Pensemos en el lugar que recibió el nacimiento de Jesús: un pesebre, que no es otra cosa que el recipiente donde el ganado comía. Quizá nos hayamos acostumbrado a los belenes navideños de nuestras casas y no somos suficientemente conscientes de que Jesús nació en un sitio mísero, de los que huelen muy mal, que se usaba para cobijar y dar de comer a los animales. Quizá sea difícil de imaginar por habernos convertido en seres ‘urbanitas’. Lo que no podemos olvidar es que el Hijo de Dios nació allí, entre animales, con su madre y José, a lo mejor también con unos pocos allegados de estos, pero sin duda abandonado, rechazado, marginado. La pobreza de Jesús ya está desde el principio, desde el primer instante en que pisa el mundo. Dios se ha solidarizado radicalmente con los empobrecidos mediante el nacimiento de Jesús.

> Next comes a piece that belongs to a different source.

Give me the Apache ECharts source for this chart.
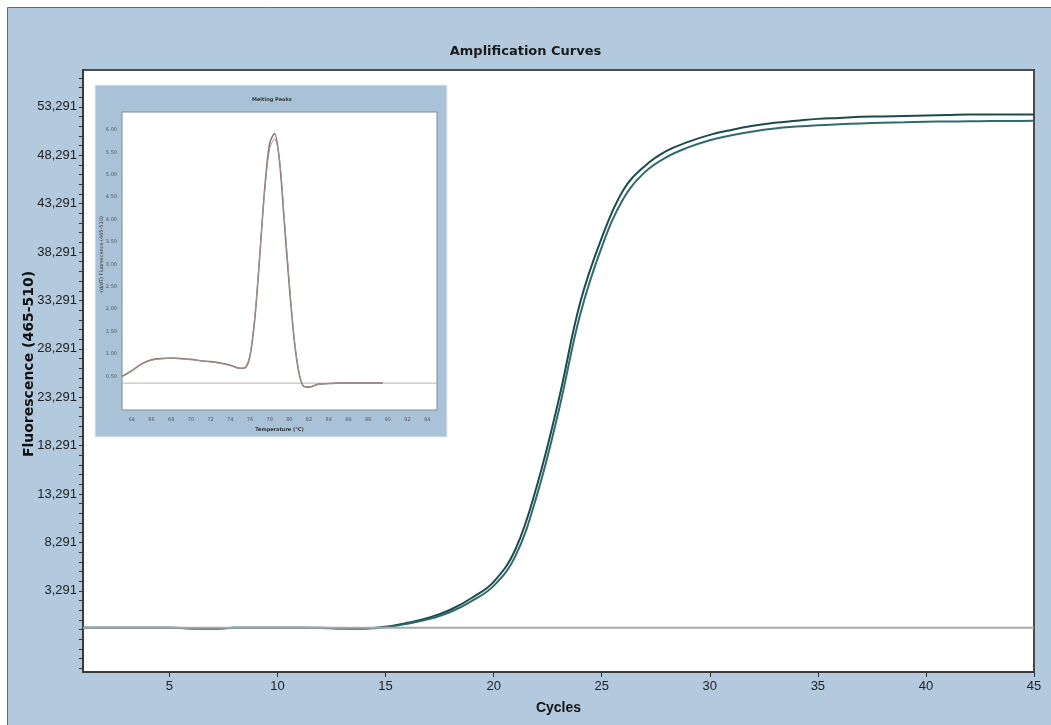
<!DOCTYPE html>
<html lang="en">
<head>
    <meta charset="UTF-8">
    <title>Amplification Curves</title>
    <script src="https://cdn.jsdelivr.net/npm/echarts@6/dist/echarts.min.js"></script>
    <style>
        html, body { margin: 0; padding: 0; background: #fff; }
    </style>
</head>
<body>
<div id="chartmain" style="width: 1051px; height: 725px;"></div>
<script type="text/javascript">
    // amplification data, one value per cycle
    var cycles = [1, 2, 3, 4, 5, 6, 7, 8, 9, 10, 11, 12, 13, 14, 15, 16, 17, 18, 19, 20,
        21, 22, 23, 24, 25, 26, 27, 28, 29, 30, 31, 32, 33, 34, 35, 36, 37, 38, 39, 40,
        41, 42, 43, 44, 45];
    var curveA = [-520, -530, -530, -530, -530, -600, -610, -540, -530, -530,
        -530, -550, -600, -600, -420, -20, 500, 1330, 2570, 4220,
        7530, 14140, 22920, 33040, 39760, 44710, 47190, 48740, 49670, 50400,
        50910, 51330, 51640, 51850, 52050, 52150, 52260, 52300, 52360, 52410,
        52460, 52510, 52510, 52510, 52510];
    var curveB = [-530, -530, -530, -530, -530, -590, -600, -540, -530, -530,
        -530, -540, -590, -600, -470, -120, 360, 1100, 2250, 3800,
        6850, 13150, 21800, 31800, 38800, 43800, 46550, 48100, 49100, 49850,
        50350, 50750, 51050, 51250, 51400, 51500, 51580, 51650, 51700, 51750,
        51780, 51800, 51820, 51830, 51850];
    var baselineLevel = -530;
    var yTickValues = [3291, 8291, 13291, 18291, 23291, 28291, 33291, 38291, 43291, 48291, 53291];
    var xTickValues = [5, 10, 15, 20, 25, 30, 35, 40, 45];

    // melting peaks inset
    var meltTemps = [63, 64, 65, 66, 67, 68, 69, 70, 71, 72, 73, 74, 75, 75.5, 76, 76.5, 77, 77.5,
        78, 78.5, 79, 79.5, 80, 80.5, 81, 81.5, 82, 83, 84, 85, 86, 87, 88, 89, 89.5];
    var meltPeak1 = [0.50, 0.63, 0.78, 0.87, 0.90, 0.91, 0.90, 0.88, 0.85, 0.83, 0.80, 0.75, 0.68, 0.69,
        0.95, 1.80, 3.20, 4.70, 5.70, 5.92, 5.30, 3.90, 2.50, 1.30, 0.55, 0.27, 0.26, 0.33, 0.34,
        0.35, 0.35, 0.35, 0.35, 0.35, 0.35];
    var meltPeak2 = [0.49, 0.62, 0.77, 0.86, 0.89, 0.90, 0.89, 0.87, 0.85, 0.82, 0.79, 0.74, 0.68, 0.70,
        0.98, 1.85, 3.25, 4.65, 5.58, 5.80, 5.35, 4.00, 2.60, 1.35, 0.58, 0.28, 0.27, 0.33, 0.34,
        0.35, 0.35, 0.35, 0.35, 0.35, 0.35];
    var meltBaseline = 0.35;
    var meltXLabels = [64, 66, 68, 70, 72, 74, 76, 78, 80, 82, 84, 86, 88, 90, 92, 94];
    var meltYLabels = [0.5, 1.0, 1.5, 2.0, 2.5, 3.0, 3.5, 4.0, 4.5, 5.0, 5.5, 6.0];

    function pairs(xs, ys) {
        var out = [];
        for (var i = 0; i < xs.length; i++) {
            out.push([xs[i], ys[i]]);
        }
        return out;
    }

    // tick marks every 1000 along the y axis (the labelled ones fall on this grid)
    var yAllTicks = [];
    for (var v = -4709; v <= 56291; v += 1000) {
        yAllTicks.push(v);
    }

    var labelFont = "'Liberation Sans', Arial, sans-serif";

    var myChart = echarts.init(document.getElementById('chartmain'));

    var option = {
        backgroundColor: '#ffffff',
        animation: false,
        title: {
            text: 'Amplification Curves',
            left: 'center',
            top: 40,
            textStyle: {
                fontFamily: 'DejaVu Sans',
                fontSize: 13,
                fontWeight: 'bold',
                color: '#1a1a1a'
            }
        },
        graphic: [
            {
                type: 'rect', z: -10, silent: true,
                shape: {x: 7.5, y: 7.5, width: 1100, height: 800},
                style: {fill: '#b3c9dd', stroke: '#2c78c0', lineWidth: 1}
            },
            {
                type: 'rect', z: -9, silent: true,
                shape: {x: 83, y: 70, width: 951, height: 602},
                style: {fill: '#ffffff', stroke: '#4a4a4a', lineWidth: 2}
            },
            {
                type: 'rect', z: -8, silent: true,
                shape: {x: 95, y: 85, width: 352, height: 352},
                style: {fill: '#a9c2d8', stroke: '#e6edf4', lineWidth: 1}
            },
            {
                type: 'rect', z: -7, silent: true,
                shape: {x: 122, y: 112, width: 315, height: 298},
                style: {fill: '#ffffff', stroke: '#7d8c9a', lineWidth: 1}
            },
            {
                type: 'text', z: 5, silent: true,
                left: 252, top: 97,
                style: {text: 'Melting Peaks', fontSize: 5, fontWeight: 'bold', fontFamily: 'DejaVu Sans', fill: '#333'}
            },
            {
                type: 'text', z: 5, silent: true,
                x: 29, y: 364, rotation: Math.PI / 2,
                style: {
                    text: 'Fluorescence (465-510)',
                    fontSize: 14, fontWeight: 'bold', fontFamily: 'DejaVu Sans', fill: '#111',
                    align: 'center', verticalAlign: 'middle'
                }
            },
            {
                type: 'text', z: 5, silent: true,
                x: 102, y: 255, rotation: Math.PI / 2,
                style: {
                    text: '-(d/dT) Fluorescence (465-510)',
                    fontSize: 5, fontFamily: 'DejaVu Sans', fill: '#333',
                    align: 'center', verticalAlign: 'middle'
                }
            }
        ],
        grid: [
            {left: 83, right: 17, top: 70, bottom: 53},
            {left: 122, top: 112, width: 315, height: 298}
        ],
        xAxis: [
            {
                gridIndex: 0,
                type: 'value',
                min: 1,
                max: 45,
                name: 'Cycles',
                nameLocation: 'middle',
                nameGap: 29,
                nameTextStyle: {fontFamily: labelFont, fontWeight: 'bold', fontSize: 14, color: '#111'},
                axisLine: {show: true, onZero: false, lineStyle: {color: '#3a3a3a', width: 2}},
                axisTick: {show: true, customValues: xTickValues, length: 5, lineStyle: {color: '#333'}},
                axisLabel: {customValues: xTickValues, fontFamily: labelFont, fontSize: 13, color: '#222', margin: 8},
                splitLine: {show: false}
            },
            {
                gridIndex: 1,
                type: 'value',
                min: 63,
                max: 95,
                name: 'Temperature (°C)',
                nameLocation: 'middle',
                nameGap: 17,
                nameTextStyle: {fontFamily: 'DejaVu Sans', fontWeight: 'bold', fontSize: 5, color: '#333'},
                axisLine: {show: false, onZero: false},
                axisTick: {show: false},
                axisLabel: {customValues: meltXLabels, fontFamily: 'DejaVu Sans', fontSize: 5, color: '#555', margin: 7},
                splitLine: {show: false}
            }
        ],
        yAxis: [
            {
                gridIndex: 0,
                type: 'value',
                min: -5100,
                max: 57100,
                axisLine: {show: true, onZero: false, lineStyle: {color: '#3a3a3a', width: 2}},
                axisTick: {show: true, customValues: yAllTicks, length: 4, lineStyle: {color: '#333'}},
                axisLabel: {
                    customValues: yTickValues,
                    fontFamily: labelFont,
                    fontSize: 13,
                    color: '#222',
                    margin: 6,
                    formatter: function (val) {
                        return val.toLocaleString('en-US');
                    }
                },
                splitLine: {show: false}
            },
            {
                gridIndex: 1,
                type: 'value',
                min: -0.25,
                max: 6.4,
                axisLine: {show: false, onZero: false},
                axisTick: {show: false},
                axisLabel: {
                    customValues: meltYLabels,
                    fontFamily: 'DejaVu Sans',
                    fontSize: 5,
                    color: '#555',
                    margin: 5,
                    formatter: function (val) {
                        return val.toFixed(2);
                    }
                },
                splitLine: {show: false}
            }
        ],
        series: [
            {
                name: 'Sample 1',
                type: 'line',
                xAxisIndex: 0,
                yAxisIndex: 0,
                data: pairs(cycles, curveA),
                smooth: 0.4,
                symbol: 'none',
                lineStyle: {color: '#1d4a4d', width: 2},
                z: 3
            },
            {
                name: 'Sample 2',
                type: 'line',
                xAxisIndex: 0,
                yAxisIndex: 0,
                data: pairs(cycles, curveB),
                smooth: 0.4,
                symbol: 'none',
                lineStyle: {color: '#2f6a6c', width: 2},
                z: 3
            },
            {
                name: 'Baseline',
                type: 'line',
                xAxisIndex: 0,
                yAxisIndex: 0,
                data: [[1, baselineLevel], [45, baselineLevel]],
                symbol: 'none',
                lineStyle: {color: '#a9a9a9', width: 2},
                z: 4
            },
            {
                name: 'Melt 1',
                type: 'line',
                xAxisIndex: 1,
                yAxisIndex: 1,
                data: pairs(meltTemps, meltPeak1),
                smooth: 0.3,
                symbol: 'none',
                lineStyle: {color: '#7f6f6d', width: 1.5},
                z: 3
            },
            {
                name: 'Melt 2',
                type: 'line',
                xAxisIndex: 1,
                yAxisIndex: 1,
                data: pairs(meltTemps, meltPeak2),
                smooth: 0.3,
                symbol: 'none',
                lineStyle: {color: '#a39391', width: 1},
                z: 3
            },
            {
                name: 'Melt baseline',
                type: 'line',
                xAxisIndex: 1,
                yAxisIndex: 1,
                data: [[63, meltBaseline], [95, meltBaseline]],
                symbol: 'none',
                lineStyle: {color: '#bfb0ae', width: 1},
                z: 2
            }
        ]
    };

    myChart.setOption(option);
</script>
</body>
</html>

Imaginemos también a su madre, María, una mujer jovencísima, casi adolescente y aún perpleja, dentro de su confianza en Dios, por todo lo que ha rodeado el nacimiento de Jesús. Con todo, sus brazos se convierten en el trono divino que mejor aguarda, protege y cuida a Jesús. Podemos aprender mucho de María; quizá preguntándonos: ¿Cómo empezar a ser tronos de Dios sino con nuestro cuerpo que abrace, que ame y que acoja las pobrezas de los otros aun cuando no comprendamos del todo las circunstancias?
Dejando a un lado la contemplación del portal, quiero detenerme brevemente en algunas consecuencias que la Encarnación del Verbo de Dios ha tenido en la realidad. La primera tiene que ver con nuestro acceso al conocimiento de Dios y la segunda con nuestra manera de concebir lo humano. La Encarnación significa que la fe cristiana no apunta a un Dios completamente incognoscible, del que no sabemos casi nada y que es absolutamente misterioso; desde la Encarnación sabemos quién es Dios por lo que Jesús de Nazaret nos ha transmitido de Él: con sus palabras y obras, con su misma existencia. Toda la vida de Jesús, narrada en los Evangelios, nos habla de quién y cómo es Dios. La segunda consecuencia del acontecimiento encarnatorio es que ya no hay nada humano que sea ajeno a Dios. En la Encarnación Dios se ha unido a todo ser humano (cf. Concilio Vaticano II: Gaudium et spes 22), por lo que el ser humano no puede comprenderse a sí mismo sin mirar a Dios: necesitamos meter en nuestra vida a Dios y dejar que Él ocupe el lugar central para ser plenamente humanos. Al mismo tiempo hemos de ser conscientes de que cualquier resquicio de lo humano está impregnado de la presencia de Dios. Ningún lugar o aspecto del ser humano queda fuera de la llamada a la divinización.
Por el Génesis (cap. 1) vemos que Dios hace lo que dice. Su Palabra crea realidad, no se queda en la inopia. De hecho, para mostrarnos más claramente su amor Dios decidió hacerse uno de nosotros y vino en carne al mundo. El Verbo, la Palabra de Dios se hizo carne (Jn 1,14). En Dios la palabra y la los hechos están íntimamente unidos. Ello nos ha de inspirar para que nuestras palabras no caigan en saco roto, para que nuestras buenas intenciones y mejores deseos no se queden en el aire. Que nuestras palabras se hagan carne, vida y acción. Que nuestras oraciones, nuestros “te quieros”, nuestras pequeñas promesas de cada día se hagan realidad. Que el ‘Padrenuestro’ que rezamos cada día se cumpla en nuestra cotidianidad y en todos los ámbitos de nuestro mundo. Que el Espíritu Santo, que descendió sobre María de Nazaret y le dio la gracia para abrirse a la voluntad de Dios, llene nuestros días de silencio, alegría y humildad para vivir con intensidad el misterio de la Encarnación.